▸ **EXERCISE GOAL**
Give a count of the lines below that have the string "chart" in them, with no other words.

▸ **MATERIALS PROVIDED**
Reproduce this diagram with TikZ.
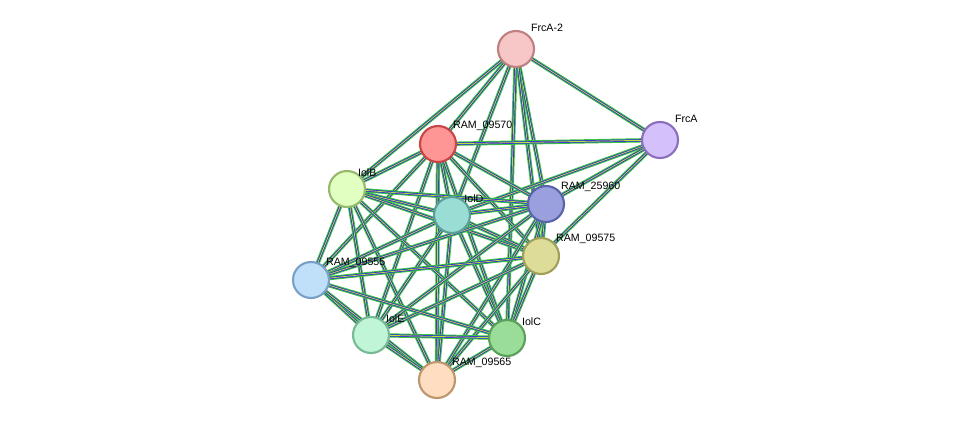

==

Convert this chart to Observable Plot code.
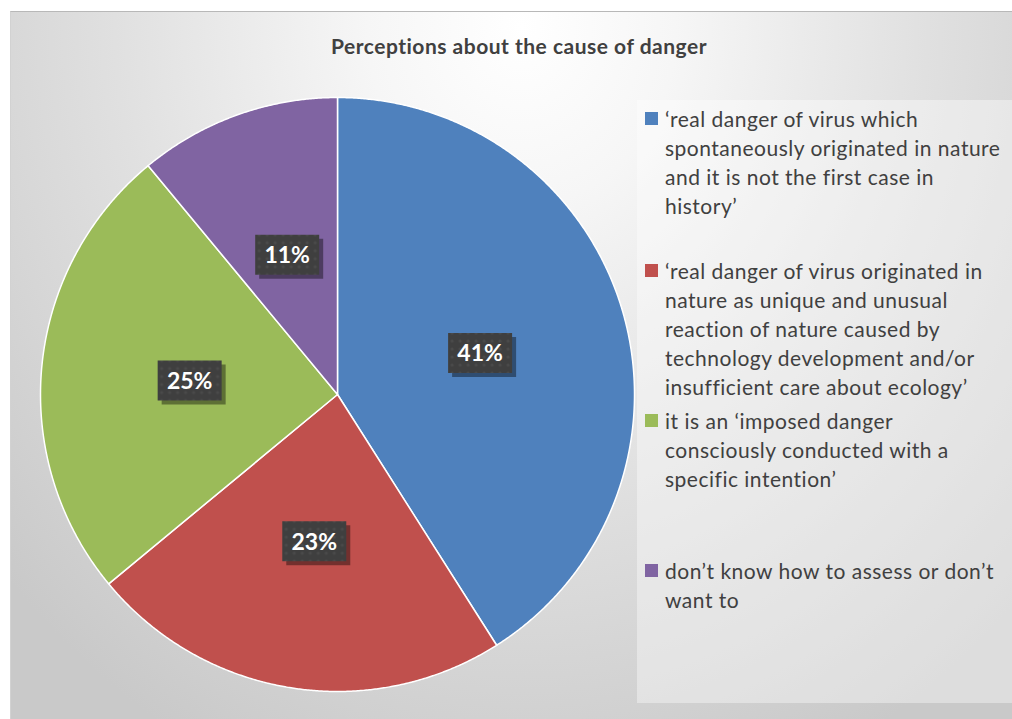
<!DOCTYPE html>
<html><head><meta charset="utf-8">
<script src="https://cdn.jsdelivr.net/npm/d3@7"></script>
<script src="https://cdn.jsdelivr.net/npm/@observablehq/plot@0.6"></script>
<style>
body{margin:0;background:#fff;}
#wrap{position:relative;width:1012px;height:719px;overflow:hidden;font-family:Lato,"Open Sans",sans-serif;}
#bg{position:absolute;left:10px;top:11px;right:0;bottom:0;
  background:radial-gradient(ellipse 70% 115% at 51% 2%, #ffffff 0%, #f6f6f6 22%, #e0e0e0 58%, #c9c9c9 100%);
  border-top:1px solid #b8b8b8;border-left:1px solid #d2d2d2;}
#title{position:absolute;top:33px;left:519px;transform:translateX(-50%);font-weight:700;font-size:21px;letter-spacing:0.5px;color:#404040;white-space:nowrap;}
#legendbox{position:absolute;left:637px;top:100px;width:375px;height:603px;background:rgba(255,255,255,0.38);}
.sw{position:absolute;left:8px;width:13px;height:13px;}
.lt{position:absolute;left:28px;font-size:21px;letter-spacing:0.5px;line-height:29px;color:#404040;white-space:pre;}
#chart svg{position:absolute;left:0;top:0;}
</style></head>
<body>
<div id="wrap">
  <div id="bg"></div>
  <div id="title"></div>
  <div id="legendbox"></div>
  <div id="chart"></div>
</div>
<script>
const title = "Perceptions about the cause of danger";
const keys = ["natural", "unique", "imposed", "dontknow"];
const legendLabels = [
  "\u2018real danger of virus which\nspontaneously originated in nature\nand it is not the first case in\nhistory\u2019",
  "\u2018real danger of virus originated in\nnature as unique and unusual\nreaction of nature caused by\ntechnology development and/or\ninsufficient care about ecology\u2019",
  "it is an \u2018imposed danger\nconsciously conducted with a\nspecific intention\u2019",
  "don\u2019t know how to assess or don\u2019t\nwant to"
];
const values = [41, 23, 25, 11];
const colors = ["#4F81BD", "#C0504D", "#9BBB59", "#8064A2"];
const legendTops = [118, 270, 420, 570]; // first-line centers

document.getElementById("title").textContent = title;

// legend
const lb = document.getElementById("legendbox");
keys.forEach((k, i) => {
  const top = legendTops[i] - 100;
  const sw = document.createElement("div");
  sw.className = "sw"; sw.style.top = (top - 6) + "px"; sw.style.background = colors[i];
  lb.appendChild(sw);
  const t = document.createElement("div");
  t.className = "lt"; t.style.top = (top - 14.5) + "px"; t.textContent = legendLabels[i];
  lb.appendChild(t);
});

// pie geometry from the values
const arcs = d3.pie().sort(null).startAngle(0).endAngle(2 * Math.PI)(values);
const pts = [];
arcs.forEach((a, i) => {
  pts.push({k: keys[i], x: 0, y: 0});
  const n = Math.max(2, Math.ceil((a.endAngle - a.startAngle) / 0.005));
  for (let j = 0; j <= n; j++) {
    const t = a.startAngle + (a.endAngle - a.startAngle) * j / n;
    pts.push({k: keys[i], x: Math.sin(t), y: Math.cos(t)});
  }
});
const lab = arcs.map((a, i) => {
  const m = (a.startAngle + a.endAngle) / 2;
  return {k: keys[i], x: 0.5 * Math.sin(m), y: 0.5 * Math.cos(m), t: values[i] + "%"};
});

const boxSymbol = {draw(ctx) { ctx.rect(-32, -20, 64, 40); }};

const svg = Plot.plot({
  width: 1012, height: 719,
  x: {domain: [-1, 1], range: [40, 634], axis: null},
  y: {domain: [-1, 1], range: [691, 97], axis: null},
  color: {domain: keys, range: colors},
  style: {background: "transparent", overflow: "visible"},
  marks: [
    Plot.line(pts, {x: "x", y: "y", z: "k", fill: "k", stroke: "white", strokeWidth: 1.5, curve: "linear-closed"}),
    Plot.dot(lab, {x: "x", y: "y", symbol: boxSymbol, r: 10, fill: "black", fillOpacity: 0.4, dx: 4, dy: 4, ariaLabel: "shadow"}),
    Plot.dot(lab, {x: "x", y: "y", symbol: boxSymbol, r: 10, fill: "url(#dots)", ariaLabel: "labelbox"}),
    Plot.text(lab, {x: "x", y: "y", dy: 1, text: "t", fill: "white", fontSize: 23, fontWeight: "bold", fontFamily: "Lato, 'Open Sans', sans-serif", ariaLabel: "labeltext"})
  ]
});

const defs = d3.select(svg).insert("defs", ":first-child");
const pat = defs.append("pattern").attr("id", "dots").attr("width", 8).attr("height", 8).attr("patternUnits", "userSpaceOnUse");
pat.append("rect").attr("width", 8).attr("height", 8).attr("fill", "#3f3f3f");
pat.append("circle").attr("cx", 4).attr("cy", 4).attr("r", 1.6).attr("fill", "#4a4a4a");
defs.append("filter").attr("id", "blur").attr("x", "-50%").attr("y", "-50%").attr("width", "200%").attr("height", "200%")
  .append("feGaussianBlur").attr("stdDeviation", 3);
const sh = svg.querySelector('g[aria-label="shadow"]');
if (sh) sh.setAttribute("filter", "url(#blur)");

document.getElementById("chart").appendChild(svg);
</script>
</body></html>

▸ **ANSWER TO THE PROBLEM**
4